Chances are many voters have not yet decided which party will receive their vote. Voters have become more volatile, making their voting decisions during the campaign. The 2005 NZES found 42% of voters surveyed decided their party vote during the election campaign

The 2005 NZES found most New Zealanders believe there are too many parties in Parliament


My biggest concern is that one of the small party's will disappear leaving a vacuum filled by one of the two major party's. The drift towards presidential style elections certainly doesn't favour the smaller party's. It is unlikely that voters will get there wish in terms of more media coverage concerning party policy's.

I could certainly see New Zealand First vanishing after Winston Peters retires . The same goes for the the Progressives once Jim Anderton retires. In terms of NZ first the party is built around Peters and its core supporter base has grey hair.
I don't doubt that other small party's would emerge but the question is would they emerge in time to fill the power vacuum ?

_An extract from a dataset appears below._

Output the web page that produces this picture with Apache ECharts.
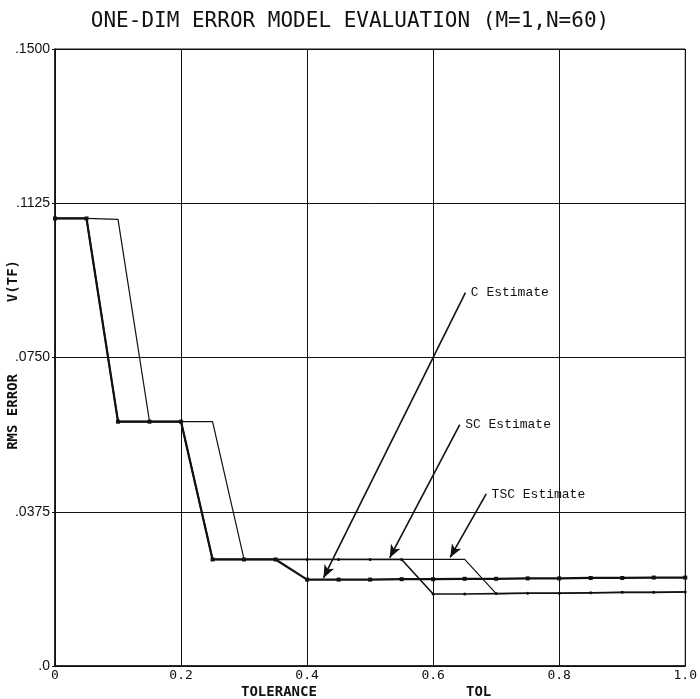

MMP faces it first acid test in the foreseeable future. Truth be told there isnt a lot of reason for small party's to receive a lot of media coverage in between election unless they do something nutty like the Maori party supporting claims to air space under the Treaty of Waitangi or grandstanding such as NZ First opposing the FTA with China.

With people being unhappy with Labour and ACT targeting the conservative vote I expect to see a drift back to the smaller party's which could mean the National Party trying to jack up deal with both the ACT and NZ First . Although it wasn't intentional the political right is disadvantaged by a lack of coalition partners.